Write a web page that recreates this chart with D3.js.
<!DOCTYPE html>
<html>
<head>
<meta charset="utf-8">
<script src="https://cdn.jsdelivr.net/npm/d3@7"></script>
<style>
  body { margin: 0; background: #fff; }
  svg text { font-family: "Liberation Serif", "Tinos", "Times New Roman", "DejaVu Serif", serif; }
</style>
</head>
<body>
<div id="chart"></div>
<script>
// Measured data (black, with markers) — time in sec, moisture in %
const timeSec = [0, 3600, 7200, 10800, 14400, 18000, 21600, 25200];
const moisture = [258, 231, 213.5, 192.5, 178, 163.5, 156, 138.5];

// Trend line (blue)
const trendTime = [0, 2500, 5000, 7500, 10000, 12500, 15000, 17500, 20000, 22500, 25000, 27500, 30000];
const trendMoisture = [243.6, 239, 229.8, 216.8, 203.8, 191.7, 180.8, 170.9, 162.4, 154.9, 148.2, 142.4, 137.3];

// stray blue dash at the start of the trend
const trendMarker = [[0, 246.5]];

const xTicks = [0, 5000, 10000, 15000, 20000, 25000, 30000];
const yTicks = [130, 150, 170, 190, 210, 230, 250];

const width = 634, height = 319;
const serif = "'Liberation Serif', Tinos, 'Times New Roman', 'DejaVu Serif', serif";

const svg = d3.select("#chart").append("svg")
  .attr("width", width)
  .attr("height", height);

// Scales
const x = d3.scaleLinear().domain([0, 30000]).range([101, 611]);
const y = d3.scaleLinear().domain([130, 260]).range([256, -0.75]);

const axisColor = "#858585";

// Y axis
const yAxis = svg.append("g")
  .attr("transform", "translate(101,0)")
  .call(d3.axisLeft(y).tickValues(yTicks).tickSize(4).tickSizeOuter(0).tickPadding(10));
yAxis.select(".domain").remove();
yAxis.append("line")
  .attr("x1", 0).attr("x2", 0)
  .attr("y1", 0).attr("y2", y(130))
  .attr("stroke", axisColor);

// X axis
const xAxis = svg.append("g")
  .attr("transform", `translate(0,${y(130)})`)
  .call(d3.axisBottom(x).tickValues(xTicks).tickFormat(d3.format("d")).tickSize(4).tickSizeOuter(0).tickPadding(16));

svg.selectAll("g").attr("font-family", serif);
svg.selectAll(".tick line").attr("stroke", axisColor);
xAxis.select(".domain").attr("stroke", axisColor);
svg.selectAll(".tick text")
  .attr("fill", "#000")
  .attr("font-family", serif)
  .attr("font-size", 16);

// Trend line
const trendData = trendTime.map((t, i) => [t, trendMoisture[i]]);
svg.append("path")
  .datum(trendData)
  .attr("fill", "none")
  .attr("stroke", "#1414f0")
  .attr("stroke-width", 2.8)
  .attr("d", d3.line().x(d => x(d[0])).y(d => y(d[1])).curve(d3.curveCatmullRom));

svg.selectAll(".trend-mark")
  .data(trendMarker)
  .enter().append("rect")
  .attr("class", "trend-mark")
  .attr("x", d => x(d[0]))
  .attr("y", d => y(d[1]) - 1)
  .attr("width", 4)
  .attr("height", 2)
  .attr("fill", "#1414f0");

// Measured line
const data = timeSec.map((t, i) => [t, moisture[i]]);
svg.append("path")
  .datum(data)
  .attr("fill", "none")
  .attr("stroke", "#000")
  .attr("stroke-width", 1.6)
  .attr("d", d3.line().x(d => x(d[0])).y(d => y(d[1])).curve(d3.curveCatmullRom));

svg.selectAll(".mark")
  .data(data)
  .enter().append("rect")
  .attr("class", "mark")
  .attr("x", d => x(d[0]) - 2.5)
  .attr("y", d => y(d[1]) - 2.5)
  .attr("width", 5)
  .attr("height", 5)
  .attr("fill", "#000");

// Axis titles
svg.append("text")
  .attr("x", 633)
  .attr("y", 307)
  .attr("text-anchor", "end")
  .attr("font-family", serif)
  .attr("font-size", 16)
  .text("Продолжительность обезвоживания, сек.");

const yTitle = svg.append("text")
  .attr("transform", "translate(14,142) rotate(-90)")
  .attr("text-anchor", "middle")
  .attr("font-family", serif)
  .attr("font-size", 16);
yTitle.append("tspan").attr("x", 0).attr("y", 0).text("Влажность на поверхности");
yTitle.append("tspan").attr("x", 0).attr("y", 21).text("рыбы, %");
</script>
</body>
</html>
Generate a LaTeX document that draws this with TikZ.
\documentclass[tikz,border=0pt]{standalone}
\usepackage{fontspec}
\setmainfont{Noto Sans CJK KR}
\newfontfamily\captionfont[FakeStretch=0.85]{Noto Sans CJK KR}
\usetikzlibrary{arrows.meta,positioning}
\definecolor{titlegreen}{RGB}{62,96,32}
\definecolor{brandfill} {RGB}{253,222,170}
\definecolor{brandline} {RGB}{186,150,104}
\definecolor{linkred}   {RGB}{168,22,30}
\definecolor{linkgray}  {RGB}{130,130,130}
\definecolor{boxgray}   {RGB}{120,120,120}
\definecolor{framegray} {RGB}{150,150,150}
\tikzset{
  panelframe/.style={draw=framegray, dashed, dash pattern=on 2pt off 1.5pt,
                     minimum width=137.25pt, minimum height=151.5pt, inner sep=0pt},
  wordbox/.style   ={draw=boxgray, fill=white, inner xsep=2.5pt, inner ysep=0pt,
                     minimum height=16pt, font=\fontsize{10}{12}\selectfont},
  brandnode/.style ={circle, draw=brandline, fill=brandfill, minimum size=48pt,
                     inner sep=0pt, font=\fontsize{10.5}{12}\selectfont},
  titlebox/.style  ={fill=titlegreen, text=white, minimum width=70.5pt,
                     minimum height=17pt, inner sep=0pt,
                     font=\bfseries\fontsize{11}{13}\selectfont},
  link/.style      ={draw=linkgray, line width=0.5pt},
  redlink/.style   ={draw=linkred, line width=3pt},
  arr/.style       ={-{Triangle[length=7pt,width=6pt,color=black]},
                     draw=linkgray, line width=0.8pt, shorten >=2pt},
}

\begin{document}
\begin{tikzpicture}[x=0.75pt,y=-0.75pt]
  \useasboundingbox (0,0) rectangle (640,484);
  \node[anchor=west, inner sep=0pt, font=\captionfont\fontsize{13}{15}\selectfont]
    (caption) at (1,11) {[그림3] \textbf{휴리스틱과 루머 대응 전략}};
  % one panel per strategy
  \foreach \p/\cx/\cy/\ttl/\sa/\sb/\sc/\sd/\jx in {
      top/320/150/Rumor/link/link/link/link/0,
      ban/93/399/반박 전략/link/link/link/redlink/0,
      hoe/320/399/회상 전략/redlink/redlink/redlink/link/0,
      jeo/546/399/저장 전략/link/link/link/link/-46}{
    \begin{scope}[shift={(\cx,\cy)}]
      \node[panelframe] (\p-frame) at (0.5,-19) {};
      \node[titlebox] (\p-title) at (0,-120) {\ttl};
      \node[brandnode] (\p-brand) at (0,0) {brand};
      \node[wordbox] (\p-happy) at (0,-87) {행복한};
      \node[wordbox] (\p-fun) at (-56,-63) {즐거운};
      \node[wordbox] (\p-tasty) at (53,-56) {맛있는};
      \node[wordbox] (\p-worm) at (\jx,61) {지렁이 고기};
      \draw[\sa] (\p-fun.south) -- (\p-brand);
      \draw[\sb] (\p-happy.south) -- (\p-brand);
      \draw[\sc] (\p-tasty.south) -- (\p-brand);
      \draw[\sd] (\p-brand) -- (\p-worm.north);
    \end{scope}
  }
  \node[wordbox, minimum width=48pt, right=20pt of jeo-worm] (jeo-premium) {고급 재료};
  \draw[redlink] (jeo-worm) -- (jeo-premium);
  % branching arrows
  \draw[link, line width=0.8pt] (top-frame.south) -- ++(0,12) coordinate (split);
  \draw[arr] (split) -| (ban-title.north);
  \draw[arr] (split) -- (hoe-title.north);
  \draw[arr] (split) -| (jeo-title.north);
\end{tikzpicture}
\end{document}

The problem ▸
Reproduce, please, the lines of the material from its first line down to the line containing "const trendMarker = [[0, 246.5]];", keeping both ends and nothing beyond them.

Exercise output ▸
Write a web page that recreates this chart with D3.js.
<!DOCTYPE html>
<html>
<head>
<meta charset="utf-8">
<script src="https://cdn.jsdelivr.net/npm/d3@7"></script>
<style>
  body { margin: 0; background: #fff; }
  svg text { font-family: "Liberation Serif", "Tinos", "Times New Roman", "DejaVu Serif", serif; }
</style>
</head>
<body>
<div id="chart"></div>
<script>
// Measured data (black, with markers) — time in sec, moisture in %
const timeSec = [0, 3600, 7200, 10800, 14400, 18000, 21600, 25200];
const moisture = [258, 231, 213.5, 192.5, 178, 163.5, 156, 138.5];

// Trend line (blue)
const trendTime = [0, 2500, 5000, 7500, 10000, 12500, 15000, 17500, 20000, 22500, 25000, 27500, 30000];
const trendMoisture = [243.6, 239, 229.8, 216.8, 203.8, 191.7, 180.8, 170.9, 162.4, 154.9, 148.2, 142.4, 137.3];

// stray blue dash at the start of the trend
const trendMarker = [[0, 246.5]];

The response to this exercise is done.